May 03, 2019 16:13
Oh, the irony. To have so many connective devices at our fingertips and yet to feel more disconnected than ever. I find myself scrolling Facebook, and more and more often these days, realizing I'm seeking something that isn't there. And yet I do it anyway. It's habitual, at this point.
But I can't lay the blame entirely at social media. We are culprits in our own frustrations. I feel I lack connection but I think I hold myself back from it. Keep myself contained. Or if too much spills out, inadvertently, when I'm frustrated or anxious or ill-at-ease, I then obsess over whether or not I was too annoying, bitchy, huffy, irritable. I have this idea I want to present of myself, as self-contained, calm, easy-going, but I don't know how often I even succeed. Or if that's also just a way of holding back, not letting anyone see the messy, emotional side, because then I might just be "too much" and written off.

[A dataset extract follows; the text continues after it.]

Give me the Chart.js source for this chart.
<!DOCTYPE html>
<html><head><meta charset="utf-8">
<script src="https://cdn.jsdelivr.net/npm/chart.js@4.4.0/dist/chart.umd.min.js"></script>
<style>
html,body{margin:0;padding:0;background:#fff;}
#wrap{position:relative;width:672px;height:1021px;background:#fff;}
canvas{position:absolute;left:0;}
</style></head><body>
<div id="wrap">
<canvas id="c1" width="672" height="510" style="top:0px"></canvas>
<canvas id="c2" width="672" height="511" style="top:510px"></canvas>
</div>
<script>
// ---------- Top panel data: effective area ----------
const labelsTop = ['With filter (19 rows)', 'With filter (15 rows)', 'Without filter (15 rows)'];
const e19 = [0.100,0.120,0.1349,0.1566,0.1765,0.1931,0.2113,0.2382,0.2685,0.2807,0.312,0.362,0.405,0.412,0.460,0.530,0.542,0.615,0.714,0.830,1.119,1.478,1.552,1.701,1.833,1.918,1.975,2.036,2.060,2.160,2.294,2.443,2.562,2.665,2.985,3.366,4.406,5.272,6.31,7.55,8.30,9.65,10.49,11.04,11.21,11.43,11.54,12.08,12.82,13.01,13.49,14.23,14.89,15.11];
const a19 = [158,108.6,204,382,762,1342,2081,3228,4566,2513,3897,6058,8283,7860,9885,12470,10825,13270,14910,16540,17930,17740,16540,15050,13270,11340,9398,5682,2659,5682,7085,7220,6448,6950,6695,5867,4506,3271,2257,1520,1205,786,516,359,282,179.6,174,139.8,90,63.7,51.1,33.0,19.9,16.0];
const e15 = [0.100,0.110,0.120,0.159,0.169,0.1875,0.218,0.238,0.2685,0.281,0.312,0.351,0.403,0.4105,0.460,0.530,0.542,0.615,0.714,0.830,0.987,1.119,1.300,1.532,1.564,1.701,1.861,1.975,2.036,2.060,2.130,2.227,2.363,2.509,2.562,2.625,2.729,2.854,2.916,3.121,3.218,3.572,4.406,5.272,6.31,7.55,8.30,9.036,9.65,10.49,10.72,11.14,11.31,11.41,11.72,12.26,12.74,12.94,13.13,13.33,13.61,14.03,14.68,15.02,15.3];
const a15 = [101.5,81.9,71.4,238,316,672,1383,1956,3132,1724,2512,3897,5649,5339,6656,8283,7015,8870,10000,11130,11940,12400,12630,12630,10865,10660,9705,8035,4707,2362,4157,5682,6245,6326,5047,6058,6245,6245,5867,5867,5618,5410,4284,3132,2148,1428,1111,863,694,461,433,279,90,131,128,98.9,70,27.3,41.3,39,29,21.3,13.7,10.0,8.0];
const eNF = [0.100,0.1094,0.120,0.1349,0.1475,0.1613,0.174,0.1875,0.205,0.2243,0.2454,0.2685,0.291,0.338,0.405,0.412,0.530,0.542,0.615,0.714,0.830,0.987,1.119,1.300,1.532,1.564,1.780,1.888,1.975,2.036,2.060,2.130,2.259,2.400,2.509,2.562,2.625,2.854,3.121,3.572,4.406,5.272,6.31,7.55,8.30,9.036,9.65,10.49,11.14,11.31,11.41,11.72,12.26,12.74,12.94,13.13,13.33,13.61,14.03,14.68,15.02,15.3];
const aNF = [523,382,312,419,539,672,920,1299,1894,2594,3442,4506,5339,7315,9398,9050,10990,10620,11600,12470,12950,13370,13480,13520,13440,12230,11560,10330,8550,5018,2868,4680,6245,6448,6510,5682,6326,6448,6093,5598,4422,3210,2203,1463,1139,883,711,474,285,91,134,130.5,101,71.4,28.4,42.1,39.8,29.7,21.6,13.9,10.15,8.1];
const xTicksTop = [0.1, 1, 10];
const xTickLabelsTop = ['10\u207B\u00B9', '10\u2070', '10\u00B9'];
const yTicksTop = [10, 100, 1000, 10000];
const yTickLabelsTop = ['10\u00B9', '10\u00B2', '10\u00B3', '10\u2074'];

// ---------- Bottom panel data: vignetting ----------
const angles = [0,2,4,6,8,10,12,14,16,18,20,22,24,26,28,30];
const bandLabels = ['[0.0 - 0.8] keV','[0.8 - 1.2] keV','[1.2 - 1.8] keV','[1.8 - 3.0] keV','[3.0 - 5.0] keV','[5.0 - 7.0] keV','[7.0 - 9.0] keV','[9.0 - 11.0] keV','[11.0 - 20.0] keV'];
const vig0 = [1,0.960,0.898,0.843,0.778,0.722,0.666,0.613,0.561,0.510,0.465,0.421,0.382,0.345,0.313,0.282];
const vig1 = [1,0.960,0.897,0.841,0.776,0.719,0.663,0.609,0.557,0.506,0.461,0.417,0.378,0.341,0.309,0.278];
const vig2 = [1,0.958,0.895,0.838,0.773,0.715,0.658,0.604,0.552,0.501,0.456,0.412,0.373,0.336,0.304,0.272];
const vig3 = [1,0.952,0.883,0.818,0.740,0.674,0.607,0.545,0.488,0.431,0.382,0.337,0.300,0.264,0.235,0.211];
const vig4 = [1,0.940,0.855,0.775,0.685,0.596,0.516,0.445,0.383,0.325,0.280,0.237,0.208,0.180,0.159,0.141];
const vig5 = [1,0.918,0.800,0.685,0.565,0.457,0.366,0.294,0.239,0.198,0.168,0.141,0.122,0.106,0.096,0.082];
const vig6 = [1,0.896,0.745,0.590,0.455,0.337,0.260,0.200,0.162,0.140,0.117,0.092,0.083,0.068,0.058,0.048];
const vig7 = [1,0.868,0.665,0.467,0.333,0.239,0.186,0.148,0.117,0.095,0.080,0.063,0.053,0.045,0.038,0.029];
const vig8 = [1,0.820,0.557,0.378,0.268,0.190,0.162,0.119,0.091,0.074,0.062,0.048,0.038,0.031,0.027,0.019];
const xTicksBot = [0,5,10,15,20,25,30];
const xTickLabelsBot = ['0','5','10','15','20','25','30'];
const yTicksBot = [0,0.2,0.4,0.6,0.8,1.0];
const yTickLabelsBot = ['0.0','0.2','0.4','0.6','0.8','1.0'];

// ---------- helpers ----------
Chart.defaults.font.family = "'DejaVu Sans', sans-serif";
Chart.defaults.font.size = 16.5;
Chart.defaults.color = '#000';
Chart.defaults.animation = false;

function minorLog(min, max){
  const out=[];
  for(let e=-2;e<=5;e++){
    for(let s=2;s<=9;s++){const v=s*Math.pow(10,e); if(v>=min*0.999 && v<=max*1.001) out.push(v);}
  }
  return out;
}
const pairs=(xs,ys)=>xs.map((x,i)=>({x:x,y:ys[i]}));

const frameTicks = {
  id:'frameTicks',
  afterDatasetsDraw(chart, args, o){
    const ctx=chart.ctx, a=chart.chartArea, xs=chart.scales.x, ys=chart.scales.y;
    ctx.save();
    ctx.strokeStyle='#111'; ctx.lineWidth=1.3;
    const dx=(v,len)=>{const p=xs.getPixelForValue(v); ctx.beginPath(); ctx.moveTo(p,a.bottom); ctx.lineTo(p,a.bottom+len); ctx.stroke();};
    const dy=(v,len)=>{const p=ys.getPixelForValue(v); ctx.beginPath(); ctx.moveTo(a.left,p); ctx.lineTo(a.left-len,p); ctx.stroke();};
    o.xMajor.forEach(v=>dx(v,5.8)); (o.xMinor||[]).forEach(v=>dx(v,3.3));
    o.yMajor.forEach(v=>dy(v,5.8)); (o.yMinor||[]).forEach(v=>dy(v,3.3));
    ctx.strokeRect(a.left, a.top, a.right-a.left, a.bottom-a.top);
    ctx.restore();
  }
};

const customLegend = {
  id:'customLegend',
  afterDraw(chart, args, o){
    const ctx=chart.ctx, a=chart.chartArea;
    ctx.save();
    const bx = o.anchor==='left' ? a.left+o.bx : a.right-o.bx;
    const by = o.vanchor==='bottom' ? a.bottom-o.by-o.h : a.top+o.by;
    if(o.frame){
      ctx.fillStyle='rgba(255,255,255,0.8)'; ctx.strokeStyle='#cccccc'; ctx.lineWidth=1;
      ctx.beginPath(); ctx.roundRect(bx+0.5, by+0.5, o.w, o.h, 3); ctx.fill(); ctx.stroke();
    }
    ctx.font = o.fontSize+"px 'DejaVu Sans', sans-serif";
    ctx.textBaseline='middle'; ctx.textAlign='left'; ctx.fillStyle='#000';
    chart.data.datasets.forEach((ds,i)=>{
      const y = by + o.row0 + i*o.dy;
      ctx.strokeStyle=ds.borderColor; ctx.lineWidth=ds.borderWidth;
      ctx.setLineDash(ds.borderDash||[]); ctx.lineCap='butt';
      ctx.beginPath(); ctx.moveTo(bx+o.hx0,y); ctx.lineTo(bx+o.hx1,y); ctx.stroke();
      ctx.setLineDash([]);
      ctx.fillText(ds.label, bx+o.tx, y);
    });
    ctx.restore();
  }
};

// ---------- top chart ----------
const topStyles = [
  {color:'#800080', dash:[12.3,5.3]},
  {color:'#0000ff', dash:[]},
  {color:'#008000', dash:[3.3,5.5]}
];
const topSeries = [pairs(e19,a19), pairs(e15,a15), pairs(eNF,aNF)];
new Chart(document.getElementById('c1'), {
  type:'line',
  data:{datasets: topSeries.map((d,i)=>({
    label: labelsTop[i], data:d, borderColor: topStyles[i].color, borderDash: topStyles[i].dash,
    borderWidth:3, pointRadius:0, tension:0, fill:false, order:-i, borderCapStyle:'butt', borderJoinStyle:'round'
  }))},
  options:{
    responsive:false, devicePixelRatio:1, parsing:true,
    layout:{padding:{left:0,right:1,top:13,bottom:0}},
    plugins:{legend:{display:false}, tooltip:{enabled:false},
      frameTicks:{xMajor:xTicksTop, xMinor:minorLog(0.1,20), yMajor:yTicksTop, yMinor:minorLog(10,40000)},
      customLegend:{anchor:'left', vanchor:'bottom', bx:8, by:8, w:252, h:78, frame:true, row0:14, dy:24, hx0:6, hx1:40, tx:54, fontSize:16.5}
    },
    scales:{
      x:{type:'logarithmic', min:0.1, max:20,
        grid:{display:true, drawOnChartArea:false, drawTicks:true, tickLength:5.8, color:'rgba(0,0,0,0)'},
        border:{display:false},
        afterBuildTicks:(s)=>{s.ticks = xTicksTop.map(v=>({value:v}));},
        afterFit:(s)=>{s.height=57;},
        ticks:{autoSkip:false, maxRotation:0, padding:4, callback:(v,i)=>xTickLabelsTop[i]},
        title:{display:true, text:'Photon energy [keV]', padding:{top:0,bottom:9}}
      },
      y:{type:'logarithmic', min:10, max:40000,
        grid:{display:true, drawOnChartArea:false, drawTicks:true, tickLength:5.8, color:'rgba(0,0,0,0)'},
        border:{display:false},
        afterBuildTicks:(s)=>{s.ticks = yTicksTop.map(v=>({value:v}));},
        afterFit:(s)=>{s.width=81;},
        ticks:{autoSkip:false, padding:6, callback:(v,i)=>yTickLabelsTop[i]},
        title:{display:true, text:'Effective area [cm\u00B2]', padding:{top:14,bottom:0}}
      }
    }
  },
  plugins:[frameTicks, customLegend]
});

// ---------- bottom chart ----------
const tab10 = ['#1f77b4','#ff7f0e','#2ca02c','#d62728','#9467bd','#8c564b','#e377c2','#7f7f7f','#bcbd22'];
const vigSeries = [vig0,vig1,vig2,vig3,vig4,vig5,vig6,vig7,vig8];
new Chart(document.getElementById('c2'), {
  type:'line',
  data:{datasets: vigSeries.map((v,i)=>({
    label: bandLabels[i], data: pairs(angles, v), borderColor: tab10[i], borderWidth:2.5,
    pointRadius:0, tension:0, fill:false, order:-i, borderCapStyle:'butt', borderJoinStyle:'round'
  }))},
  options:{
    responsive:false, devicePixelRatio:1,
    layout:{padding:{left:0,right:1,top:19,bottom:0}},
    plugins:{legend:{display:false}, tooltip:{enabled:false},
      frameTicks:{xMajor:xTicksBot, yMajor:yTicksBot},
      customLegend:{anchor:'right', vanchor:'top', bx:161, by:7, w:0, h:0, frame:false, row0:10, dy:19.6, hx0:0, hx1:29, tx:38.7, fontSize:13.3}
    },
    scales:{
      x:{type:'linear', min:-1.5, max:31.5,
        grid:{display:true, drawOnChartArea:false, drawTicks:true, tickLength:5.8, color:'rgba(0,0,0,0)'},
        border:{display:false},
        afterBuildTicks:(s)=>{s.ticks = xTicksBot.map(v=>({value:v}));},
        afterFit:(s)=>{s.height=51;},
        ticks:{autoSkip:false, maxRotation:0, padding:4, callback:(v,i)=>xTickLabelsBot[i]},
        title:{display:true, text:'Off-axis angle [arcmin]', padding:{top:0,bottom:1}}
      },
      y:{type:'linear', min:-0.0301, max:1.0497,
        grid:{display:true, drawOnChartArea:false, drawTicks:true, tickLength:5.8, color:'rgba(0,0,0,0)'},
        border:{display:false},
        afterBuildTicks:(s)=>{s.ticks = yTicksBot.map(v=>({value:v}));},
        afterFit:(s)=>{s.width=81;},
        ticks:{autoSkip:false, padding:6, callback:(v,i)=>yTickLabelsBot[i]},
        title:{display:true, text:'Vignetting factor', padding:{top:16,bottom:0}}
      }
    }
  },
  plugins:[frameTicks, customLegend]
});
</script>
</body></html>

I'm adjusting to a new job, and I was looking forward to spending time with co-workers this Saturday after I got invited to someone's house. But then abruptly she canceled it today, and I have this uncomfortable notion that she decided she didn't like me and that was her way of uninviting me. And maybe that's ridiculous, because of course I have to make it all about me -- how self-absorbed is that? But the idea is still lodged in my head. Work frustrations piled on top of me today and I'm worried that I irritated her. I also worry that I'm failing at my job, because I haven't been able to DO my job for the last week (I'm the driver but the vehicle has been in the shop since Monday). I really want to excel and do my best, but it feels like I'm not really accomplishing anything. I've felt kind of useless the past several days, finding little tasks to keep myself busy. But did I really contribute anything? Am I being my best self there? Am I ABLE to be my best self?

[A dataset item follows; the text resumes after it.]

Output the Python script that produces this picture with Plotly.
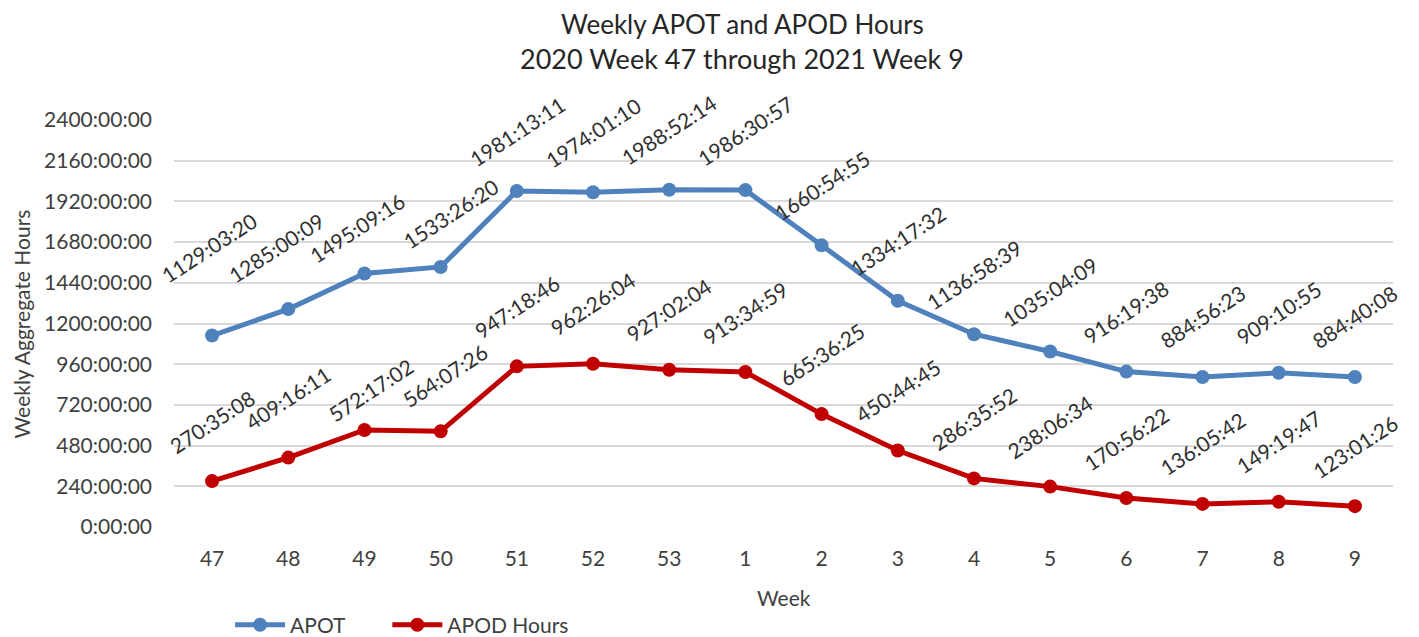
import plotly.graph_objects as go

weeks = ["47", "48", "49", "50", "51", "52", "53", "1", "2", "3", "4", "5", "6", "7", "8", "9"]
apot_labels = ["1129:03:20", "1285:00:09", "1495:09:16", "1533:26:20", "1981:13:11", "1974:01:10",
               "1988:52:14", "1986:30:57", "1660:54:55", "1334:17:32", "1136:58:39", "1035:04:09",
               "916:19:38", "884:56:23", "909:10:55", "884:40:08"]
apod_labels = ["270:35:08", "409:16:11", "572:17:02", "564:07:26", "947:18:46", "962:26:04",
               "927:02:04", "913:34:59", "665:36:25", "450:44:45", "286:35:52", "238:06:34",
               "170:56:22", "136:05:42", "149:19:47", "123:01:26"]
tick_hours = [0, 240, 480, 720, 960, 1200, 1440, 1680, 1920, 2160, 2400]


def to_hours(s):
    h, m, sec = (int(p) for p in s.split(":"))
    return h + m / 60 + sec / 3600


apot = [to_hours(s) for s in apot_labels]
apod = [to_hours(s) for s in apod_labels]
tick_text = [f"{h}:00:00" for h in tick_hours]

FONT = "Lato"
TXT = "#404040"
LBL = "#303030"
BLUE = "#4F81BD"
RED = "#C00000"
FS = 21

# label placement style: default pixel offset above each point, plus a few nudges
DEFAULT_SHIFT = 60
NUDGES = {("APOT", 0): (-3, 88), ("APOT", 1): (-12, 62), ("APOT", 2): (-7, 46),
          ("APOT", 3): (10, 53), ("APOD", 2): (7, 40), ("APOD", 3): (4, 56)}

fig = go.Figure()
fig.add_trace(go.Scatter(x=weeks, y=apot, name="APOT", mode="lines+markers", legend="legend",
                         line=dict(color=BLUE, width=5), marker=dict(size=14, color=BLUE)))
fig.add_trace(go.Scatter(x=weeks, y=apod, name="APOD Hours", mode="lines+markers", legend="legend2",
                         line=dict(color=RED, width=5), marker=dict(size=14, color=RED)))

annotations = []
for key, series_vals, series_labels in (("APOT", apot, apot_labels), ("APOD", apod, apod_labels)):
    for i, (v, t) in enumerate(zip(series_vals, series_labels)):
        dx, dy = NUDGES.get((key, i), (0, DEFAULT_SHIFT))
        annotations.append(dict(x=i, y=v, xref="x", yref="y", text=t, showarrow=False,
                                textangle=-33, xanchor="center", yanchor="middle",
                                xshift=dx, yshift=dy,
                                font=dict(family=FONT, size=FS, color=LBL)))

# axis titles
annotations.append(dict(x=0.5, y=-0.174, xref="paper", yref="paper", text="Week",
                        showarrow=False, xanchor="center", yanchor="middle",
                        font=dict(family=FONT, size=FS, color=TXT)))
annotations.append(dict(x=-0.1247, y=0.5, xref="paper", yref="paper", text="Weekly Aggregate Hours",
                        showarrow=False, xanchor="center", yanchor="middle", textangle=-90,
                        font=dict(family=FONT, size=FS, color=TXT)))
# title lines
annotations.append(dict(x=0.466, y=1.236, xref="paper", yref="paper", text="Weekly APOT and APOD Hours",
                        showarrow=False, xanchor="center", yanchor="middle",
                        font=dict(family=FONT, size=26, color="#262626")))
annotations.append(dict(x=0.466, y=1.150, xref="paper", yref="paper",
                        text="2020 Week 47 through 2021 Week 9",
                        showarrow=False, xanchor="center", yanchor="middle",
                        font=dict(family=FONT, size=27, color="#262626")))

legend_style = dict(orientation="h", y=-0.241, xanchor="left", yanchor="middle",
                    font=dict(family=FONT, size=FS, color=TXT), itemwidth=50,
                    bgcolor="rgba(0,0,0,0)")

fig.update_layout(
    width=1411, height=629,
    margin=dict(l=166, r=26, t=112, b=110, autoexpand=False),
    paper_bgcolor="white", plot_bgcolor="white",
    font=dict(family=FONT, size=FS, color=TXT),
    xaxis=dict(type="category", showgrid=False, showline=False, ticks="", automargin=False,
               tickfont=dict(family=FONT, size=FS, color=TXT), range=[-0.5, 15.5],
               ticklabelstandoff=17),
    yaxis=dict(range=[0, 2400], tickvals=tick_hours, ticktext=tick_text, automargin=False,
               gridcolor="#D9D9D9", gridwidth=1.5, zeroline=False, showline=False,
               tickfont=dict(family=FONT, size=FS, color=TXT), ticks="",
               ticklabelstandoff=21),
    legend=dict(x=0.046, **legend_style),
    legend2=dict(x=0.175, **legend_style),
    annotations=annotations,
    showlegend=True,
)

fig.write_html("out.html")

My intentions are good, but I've got my flaws. I don't think I handle frustration well. Too much of my Dad comes out, whose temper caused tension. I think I do that too. I want to pretend I've got it under wraps, but maybe I don't. I don't want this to lose me potential friendships. Or cause trouble at work (although I think it already has, as this is why I so often conflict with bosses/managers). I meditate and try and work on myself, but I don't always feel successful. And on days like today, I fall into a crisis of faith with myself and wonder what the hell it's all for?
That sounds more dire than it is. I just feel low, and frustrated, and kinda sorry for myself. Today was tough. I could use some reassurance that I'm not as much of a failure as I think I am. But asking for it feels silly or lame, or "too much."
So I'll just write about it here, in a journal no one reads. At least I'll get it out. Sometimes ya gotta purge.